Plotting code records
+ + + +

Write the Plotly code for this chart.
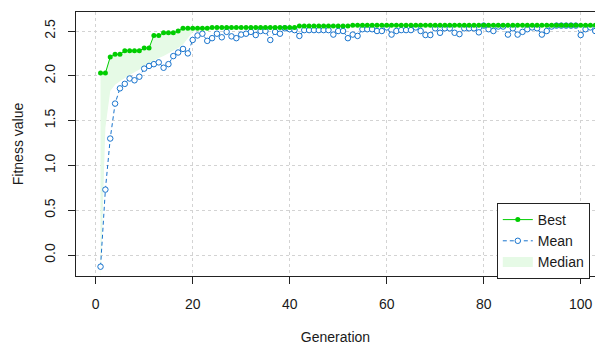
import plotly.graph_objects as go

generation = list(range(1, 104))

best = ([2.03, 2.03, 2.21, 2.24, 2.24, 2.28, 2.28, 2.28, 2.28, 2.31, 2.31,
         2.45, 2.45, 2.48, 2.48, 2.48, 2.50]
        + [2.53] * 6      # 18-23
        + [2.54] * 18     # 24-41
        + [2.555] * 11    # 42-52
        + [2.565] * 51)   # 53-103

mean = [-0.13, 0.73, 1.30, 1.69, 1.86, 1.91, 1.97, 1.95, 1.99, 2.08,
        2.11, 2.13, 2.15, 2.09, 2.13, 2.22, 2.26, 2.30, 2.25, 2.40,
        2.45, 2.47, 2.39, 2.42, 2.47, 2.43, 2.49, 2.44, 2.42, 2.46,
        2.47, 2.49, 2.455, 2.50, 2.50, 2.40, 2.49, 2.47, 2.53, 2.52,
        2.51, 2.445, 2.51, 2.51, 2.51, 2.51, 2.51, 2.51, 2.46, 2.50,
        2.50, 2.42, 2.46, 2.445, 2.52, 2.52, 2.52, 2.50, 2.50, 2.54,
        2.46, 2.50, 2.51, 2.51, 2.51, 2.54, 2.50, 2.455, 2.455, 2.53,
        2.48, 2.53, 2.53, 2.48, 2.465, 2.53, 2.53, 2.53, 2.485, 2.56,
        2.52, 2.50, 2.55, 2.55, 2.46, 2.53, 2.46, 2.49, 2.52, 2.54,
        2.53, 2.46, 2.50, 2.55, 2.56, 2.56, 2.56, 2.56, 2.56, 2.455,
        2.52, 2.54, 2.50]

median_head = [-0.30, 1.42, 1.83, 1.90, 1.94, 1.98, 2.01, 2.04, 2.07, 2.11,
               2.14, 2.17, 2.20, 2.22, 2.25, 2.28, 2.31, 2.35, 2.42, 2.49, 2.52]
median = median_head + best[len(median_head):]

x_ticks = [0, 20, 40, 60, 80, 100]
y_ticks = [0.0, 0.5, 1.0, 1.5, 2.0, 2.5]

GREEN = "#00CD00"
BLUE = "#1874CD"
FILL = "rgb(230,250,230)"
TXT = "#1a1a1a"

fig = go.Figure()
# shaded band between median and best
fig.add_trace(go.Scatter(x=generation, y=median, mode="lines",
                         line=dict(width=0, color=FILL), showlegend=False,
                         hoverinfo="skip"))
fig.add_trace(go.Scatter(x=generation, y=best, mode="lines", fill="tonexty",
                         fillcolor=FILL, line=dict(width=0, color=FILL),
                         showlegend=False, hoverinfo="skip"))
fig.add_trace(go.Scatter(x=generation, y=mean, mode="lines+markers", name="Mean",
                         line=dict(color=BLUE, width=1, dash="4px,3px"),
                         marker=dict(color="white", size=5.5, symbol="circle",
                                     line=dict(color=BLUE, width=1)),
                         legendrank=2))
fig.add_trace(go.Scatter(x=generation, y=best, mode="lines+markers", name="Best",
                         line=dict(color=GREEN, width=1),
                         marker=dict(color=GREEN, size=5, symbol="circle"),
                         legendrank=1))
fig.add_trace(go.Scatter(x=[None], y=[None], mode="lines", name="Median",
                         line=dict(color=FILL, width=10), legendrank=3))

axis_common = dict(showline=True, linecolor="#222", linewidth=1, mirror=True,
                   ticks="outside", ticklen=7, tickcolor="#222",
                   showgrid=True, gridcolor="#d3d3d3", griddash="dot",
                   gridwidth=1, zeroline=False, automargin=False,
                   tickfont=dict(size=14, color=TXT))

fig.update_layout(
    width=595, height=345,
    margin=dict(l=76, r=0, t=12, b=69, autoexpand=False),
    plot_bgcolor="white", paper_bgcolor="white",
    font=dict(family="Liberation Sans, Arial, sans-serif", size=14, color=TXT),
    xaxis=dict(range=[-4.06, 102.95], tickvals=x_ticks,
               title=dict(text="Generation", standoff=26, font=dict(size=14)),
               ticklabelstandoff=8, **axis_common),
    yaxis=dict(range=[-0.234, 2.712], tickvals=y_ticks, tickformat=".1f",
               tickangle=-90,
               title=dict(text="Fitness value", standoff=15, font=dict(size=14)),
               ticklabelstandoff=7, **axis_common),
    legend=dict(x=0.99, xanchor="right", y=0.2765, yanchor="top",
                bgcolor="white", bordercolor="#222", borderwidth=1,
                font=dict(size=14, color=TXT), itemwidth=30,
                tracegroupgap=0, traceorder="normal"),
    showlegend=True,
)

fig.write_html("out.html",
               config={"displayModeBar": False},
               post_script="document.body.style.margin='0';"
                           "document.body.style.overflow='hidden';")
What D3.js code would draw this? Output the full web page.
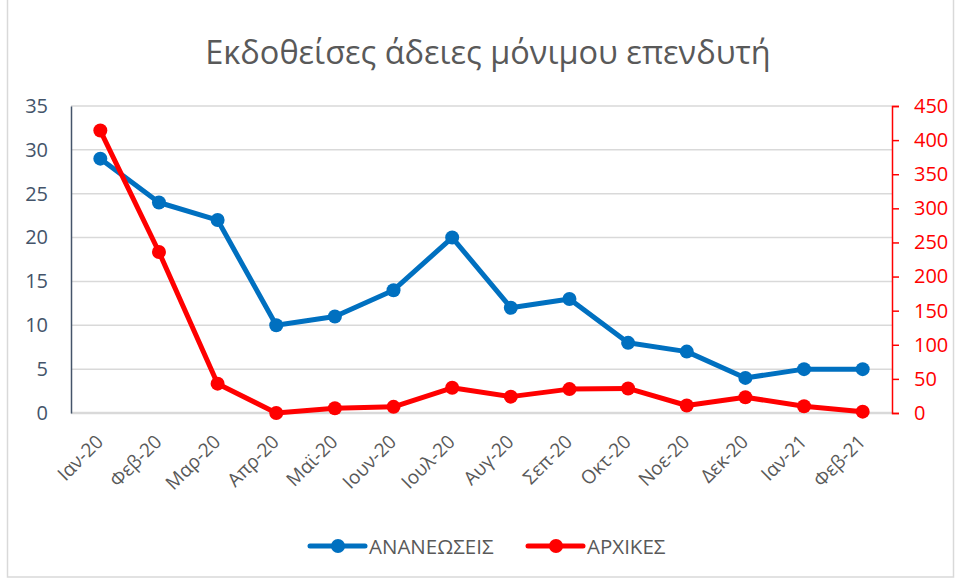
<!DOCTYPE html>
<html>
<head>
<meta charset="utf-8">
<script src="https://cdn.jsdelivr.net/npm/d3@7"></script>
<style>
  body { margin: 0; background: #fff; }
  svg { display: block; font-family: "Open Sans", "Noto Sans", sans-serif; }
</style>
</head>
<body>
<svg id="chart" width="955" height="579"></svg>
<script>
// DATA
var months = ['Ιαν-20', 'Φεβ-20', 'Μαρ-20', 'Απρ-20', 'Μαϊ-20', 'Ιουν-20', 'Ιουλ-20',
  'Αυγ-20', 'Σεπ-20', 'Οκτ-20', 'Νοε-20', 'Δεκ-20', 'Ιαν-21', 'Φεβ-21'];
var renewals = [29, 24, 22, 10, 11, 14, 20, 12, 13, 8, 7, 4, 5, 5];
var initial = [414, 236, 43, 0, 7, 9, 37, 24, 35, 36, 11, 23, 10, 2];
var leftTicks = [0, 5, 10, 15, 20, 25, 30, 35];
var rightTicks = [0, 50, 100, 150, 200, 250, 300, 350, 400, 450];

var blue = '#0070C0', red = '#FF0000';
var margin = { top: 106, left: 71, right: 63, bottom: 166 };
var W = 955, H = 579;
var width = W - margin.left - margin.right;
var height = H - margin.top - margin.bottom;

var svg = d3.select('#chart');

// frame
svg.append('rect')
  .attr('x', 7.5).attr('y', -2).attr('width', 946).attr('height', 579)
  .attr('fill', 'none').attr('stroke', '#d9d9d9').attr('stroke-width', 1.5);

// title
svg.append('text')
  .attr('x', 488).attr('y', 64)
  .attr('text-anchor', 'middle')
  .attr('fill', '#595959')
  .style('font-size', '32.5px')
  .text('Εκδοθείσες άδειες μόνιμου επενδυτή');

var g = svg.append('g').attr('transform', 'translate(' + margin.left + ',' + margin.top + ')');

// SCALES
var x = d3.scaleBand().domain(months).range([0, width]);
var yL = d3.scaleLinear().domain([0, 35]).range([height, 0]);
var yR = d3.scaleLinear().domain([0, 450]).range([height, 0]);
function cx(d) { return x(d) + x.bandwidth() / 2; }

// gridlines
g.append('g').selectAll('line')
  .data(leftTicks)
  .enter().append('line')
  .attr('x1', 0).attr('x2', width)
  .attr('y1', function(d) { return yL(d); })
  .attr('y2', function(d) { return yL(d); })
  .attr('stroke', '#d9d9d9')
  .attr('stroke-width', function(d) { return d === 0 ? 2.5 : 1.5; });

// left axis
var axL = g.append('g')
  .call(d3.axisLeft(yL).tickValues(leftTicks).tickSize(0).tickPadding(23));
axL.select('.domain').attr('stroke', '#44546A').attr('stroke-width', 1.5);
axL.selectAll('text').attr('fill', '#44546A').style('font-size', '20px')
  .style('font-family', '"Open Sans", sans-serif');

// right axis
var axR = g.append('g')
  .attr('transform', 'translate(' + width + ',0)')
  .call(d3.axisRight(yR).tickValues(rightTicks).tickSize(7).tickPadding(15));
axR.select('.domain').attr('stroke', red).attr('stroke-width', 1.5);
axR.selectAll('.tick line').attr('stroke', red).attr('stroke-width', 1.5);
axR.selectAll('text').attr('fill', red).style('font-size', '20px')
  .style('font-family', '"Open Sans", sans-serif');

// x axis labels
var axX = g.append('g')
  .attr('transform', 'translate(0,' + height + ')')
  .call(d3.axisBottom(x).tickSize(0).tickPadding(0));
axX.select('.domain').remove();
axX.selectAll('text')
  .attr('fill', '#595959')
  .style('font-size', '19px')
  .style('font-family', '"Open Sans", sans-serif')
  .attr('text-anchor', 'end')
  .attr('dy', null)
  .attr('transform', 'translate(4,30) rotate(-45)');

// lines
function drawSeries(values, scale, color) {
  var line = d3.line()
    .x(function(d, i) { return cx(months[i]); })
    .y(function(d) { return scale(d); });
  g.append('path')
    .datum(values)
    .attr('d', line)
    .attr('fill', 'none')
    .attr('stroke', color)
    .attr('stroke-width', 5)
    .attr('stroke-linejoin', 'round');
  g.append('g').selectAll('circle')
    .data(values)
    .enter().append('circle')
    .attr('cx', function(d, i) { return cx(months[i]); })
    .attr('cy', function(d) { return scale(d); })
    .attr('r', 7)
    .attr('fill', color);
}
drawSeries(renewals, yL, blue);
drawSeries(initial, yR, red);

// legend
var legend = [
  { name: 'ΑΝΑΝΕΩΣΕΙΣ', color: blue, x: 310 },
  { name: 'ΑΡΧΙΚΕΣ', color: red, x: 528 }
];
var lg = svg.append('g').selectAll('g')
  .data(legend)
  .enter().append('g')
  .attr('transform', function(d) { return 'translate(' + d.x + ',546)'; });
lg.append('line')
  .attr('x1', 0).attr('x2', 55)
  .attr('stroke', function(d) { return d.color; })
  .attr('stroke-width', 5).attr('stroke-linecap', 'round');
lg.append('circle')
  .attr('cx', 28).attr('r', 7)
  .attr('fill', function(d) { return d.color; });
lg.append('text')
  .attr('x', 59).attr('y', 7.5)
  .attr('fill', '#595959')
  .style('font-size', '20.5px')
  .text(function(d) { return d.name; });
</script>
</body>
</html>
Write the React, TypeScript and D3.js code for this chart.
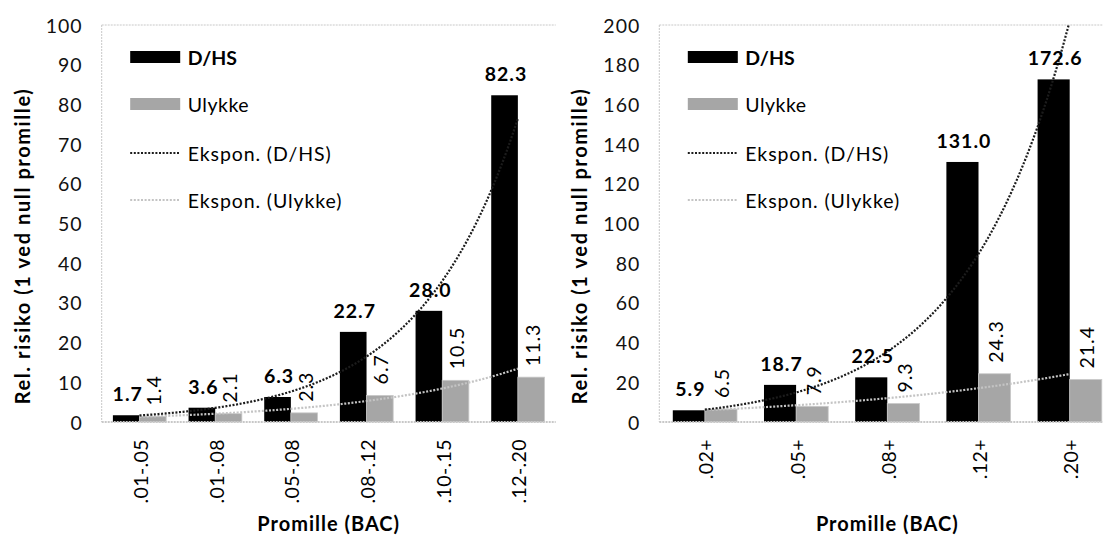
import React from "react";
import * as d3 from "d3";

const leftCategories = [".01-.05", ".01-.08", ".05-.08", ".08-.12", ".10-.15", ".12-.20"];
const leftDHS = [1.7, 3.6, 6.3, 22.7, 28.0, 82.3];
const leftUlykke = [1.4, 2.1, 2.3, 6.7, 10.5, 11.3];
const leftTicks = [0, 10, 20, 30, 40, 50, 60, 70, 80, 90, 100];

const rightCategories = [".02+", ".05+", ".08+", ".12+", ".20+"];
const rightDHS = [5.9, 18.7, 22.5, 131.0, 172.6];
const rightUlykke = [6.5, 7.9, 9.3, 24.3, 21.4];
const rightTicks = [0, 20, 40, 60, 80, 100, 120, 140, 160, 180, 200];

const seriesNames = ["D/HS", "Ulykke"];
const trendNames = ["Ekspon. (D/HS)", "Ekspon. (Ulykke)"];
const yTitle = "Rel. risiko (1 ved null promille)";
const xTitle = "Promille (BAC)";

const FONT = "Lato, 'Open Sans', sans-serif";
const BLACK = "#000000";
const GRAY = "#a6a6a6";
const DARK_TREND = "#1c1c1c";
const LIGHT_TREND = "#c4c4c4";

function expFit(vals: number[]) {
  const n = vals.length;
  const xs = vals.map((_, i) => i + 1);
  const ls = vals.map((v) => Math.log(v));
  const mx = d3.mean(xs)!;
  const ml = d3.mean(ls)!;
  let sxy = 0, sxx = 0;
  for (let i = 0; i < n; i++) {
    sxy += (xs[i] - mx) * (ls[i] - ml);
    sxx += (xs[i] - mx) * (xs[i] - mx);
  }
  const b = sxy / sxx;
  const a = ml - b * mx;
  return (x: number) => Math.exp(a + b * x);
}

type PanelProps = {
  id: string;
  left: number;
  width: number;
  categories: string[];
  dhs: number[];
  ulykke: number[];
  ticks: number[];
};

function Panel({ id, left, width, categories, dhs, ulykke, ticks }: PanelProps) {
  const top = 25;
  const bottom = 422;
  const right = left + width;
  const yMax = ticks[ticks.length - 1];
  const y = d3.scaleLinear().domain([0, yMax]).range([bottom, top]);
  const x = d3.scaleBand<string>().domain(categories).range([left, right]).padding(0);
  const sub = d3
    .scaleBand<string>()
    .domain(seriesNames)
    .range([0, x.bandwidth()])
    .paddingInner(0)
    .paddingOuter(0.42);
  const bw = sub.bandwidth();
  const step = x.step();
  const c0 = x(categories[0])! + x.bandwidth() / 2;

  const trendPath = (vals: number[]) => {
    const f = expFit(vals);
    const n = vals.length;
    const pts: [number, number][] = [];
    for (let k = 0; k <= 200; k++) {
      const xv = 1 + ((n - 1) * k) / 200;
      pts.push([c0 + (xv - 1) * step, y(f(xv))]);
    }
    return d3.line()(pts)!;
  };

  const series = [
    { name: seriesNames[0], vals: dhs, fill: BLACK },
    { name: seriesNames[1], vals: ulykke, fill: GRAY },
  ];

  const lx = left + 28.5;
  const tx = left + 86;
  const legendY = [57, 104, 153, 200];

  return (
    <g>
      <defs>
        <clipPath id={`clip-${id}`}>
          <rect x={left} y={top} width={width} height={bottom - top} />
        </clipPath>
      </defs>
      {/* plot border */}
      <line x1={left} x2={right} y1={top} y2={top} stroke="#c8c8c8" strokeWidth={1} strokeDasharray="2 1" />
      <line x1={left} x2={left} y1={top} y2={bottom} stroke="#c8c8c8" strokeWidth={1} strokeDasharray="2 1" />
      {/* y ticks */}
      {ticks.map((t) => (
        <text
          key={t}
          x={left - 19}
          y={y(t)}
          textAnchor="end"
          dominantBaseline="central"
          fontFamily={FONT}
          fontSize={19.5}
          letterSpacing={1}
          fill="#111"
        >
          {t}
        </text>
      ))}
      {/* bars */}
      {series.map((s) =>
        s.vals.map((v, i) => (
          <rect
            key={s.name + i}
            x={x(categories[i])! + sub(s.name)!}
            y={y(v)}
            width={bw}
            height={bottom - y(v)}
            fill={s.fill}
            stroke={s.fill === GRAY ? "#c9c9c9" : "none"}
            strokeWidth={s.fill === GRAY ? 0.8 : 0}
          />
        ))
      )}
      {/* x axis line */}
      <line x1={left} x2={right} y1={bottom} y2={bottom} stroke="#c8c8c8" strokeWidth={2} strokeDasharray="2 1" />
      {/* trendlines */}
      <g clipPath={`url(#clip-${id})`}>
        <path d={trendPath(ulykke)} fill="none" stroke={LIGHT_TREND} strokeWidth={2.2} strokeDasharray="2 1.6" />
        <path d={trendPath(dhs)} fill="none" stroke={DARK_TREND} strokeWidth={2.2} strokeDasharray="2 1.6" />
      </g>
      {/* data labels */}
      {dhs.map((v, i) => (
        <text
          key={"ld" + i}
          x={x(categories[i])! + sub(seriesNames[0])! + bw / 2 + 1.5}
          y={y(v) - 14}
          textAnchor="middle"
          fontFamily={FONT}
          fontWeight="bold"
          fontSize={19.5}
          letterSpacing={1}
          fill="#000"
        >
          {v.toFixed(1)}
        </text>
      ))}
      {ulykke.map((v, i) => {
        const cx = x(categories[i])! + sub(seriesNames[1])! + bw / 2 + 1;
        const cy = y(v) - 11;
        return (
          <text
            key={"lu" + i}
            transform={`translate(${cx},${cy}) rotate(-90)`}
            textAnchor="start"
            dominantBaseline="central"
            fontFamily={FONT}
            fontSize={19.5}
            letterSpacing={1}
            fill="#000"
          >
            {v.toFixed(1)}
          </text>
        );
      })}
      {/* category labels */}
      {categories.map((c) => {
        const cx = x(c)! + x.bandwidth() / 2 + 1;
        return (
          <text
            key={c}
            transform={`translate(${cx},${439}) rotate(-90)`}
            textAnchor="end"
            dominantBaseline="central"
            fontFamily={FONT}
            fontSize={19.5}
            letterSpacing={0.4}
            fill="#000"
          >
            {c}
          </text>
        );
      })}
      {/* axis titles */}
      <text
        x={(left + right) / 2}
        y={523}
        textAnchor="middle"
        dominantBaseline="central"
        fontFamily={FONT}
        fontWeight="bold"
        fontSize={20}
        letterSpacing={1}
        fill="#000"
      >
        {xTitle}
      </text>
      <text
        transform={`translate(${left - 80},${246}) rotate(-90)`}
        textAnchor="middle"
        dominantBaseline="central"
        fontFamily={FONT}
        fontWeight="bold"
        fontSize={20}
        letterSpacing={1.6}
        fill="#000"
      >
        {yTitle}
      </text>
      {/* legend */}
      <rect x={lx} y={legendY[0] - 6} width={50} height={12} fill={BLACK} />
      <text x={tx} y={legendY[0]} dominantBaseline="central" fontFamily={FONT} fontWeight="bold" fontSize={19.5} fill="#000">
        {seriesNames[0]}
      </text>
      <rect x={lx} y={legendY[1] - 6} width={50} height={12} fill={GRAY} />
      <text x={tx} y={legendY[1]} dominantBaseline="central" fontFamily={FONT} fontSize={19.5} letterSpacing={0.5} fill="#000">
        {seriesNames[1]}
      </text>
      <line x1={lx} x2={lx + 49} y1={legendY[2]} y2={legendY[2]} stroke={DARK_TREND} strokeWidth={2.2} strokeDasharray="2 1.6" />
      <text x={tx} y={legendY[2]} dominantBaseline="central" fontFamily={FONT} fontSize={19.5} letterSpacing={0.9} fill="#000">
        {trendNames[0]}
      </text>
      <line x1={lx} x2={lx + 49} y1={legendY[3]} y2={legendY[3]} stroke={LIGHT_TREND} strokeWidth={2.2} strokeDasharray="2 1.6" />
      <text x={tx} y={legendY[3]} dominantBaseline="central" fontFamily={FONT} fontSize={19.5} letterSpacing={0.9} fill="#000">
        {trendNames[1]}
      </text>
    </g>
  );
}

export default function App() {
  return (
    <svg
      width={1103}
      height={535}
      style={{ position: "absolute", left: 0, top: 0, background: "#fff" }}
    >
      <rect x={0} y={0} width={1103} height={535} fill="#fff" />
      <Panel
        id="l"
        left={101.7}
        width={454}
        categories={leftCategories}
        dhs={leftDHS}
        ulykke={leftUlykke}
        ticks={leftTicks}
      />
      <Panel
        id="r"
        left={659.3}
        width={456}
        categories={rightCategories}
        dhs={rightDHS}
        ulykke={rightUlykke}
        ticks={rightTicks}
      />
    </svg>
  );
}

+ + + +

**REQUIREMENT:** Repeat exactly the stretch of lines that opens with the line containing "Write the React, TypeScript" and closes with the line containing "import * as". Leave the pictures out, and add nothing.

**COMPLETED EXERCISE:**
Write the React, TypeScript and D3.js code for this chart.
import React from "react";
import * as d3 from "d3";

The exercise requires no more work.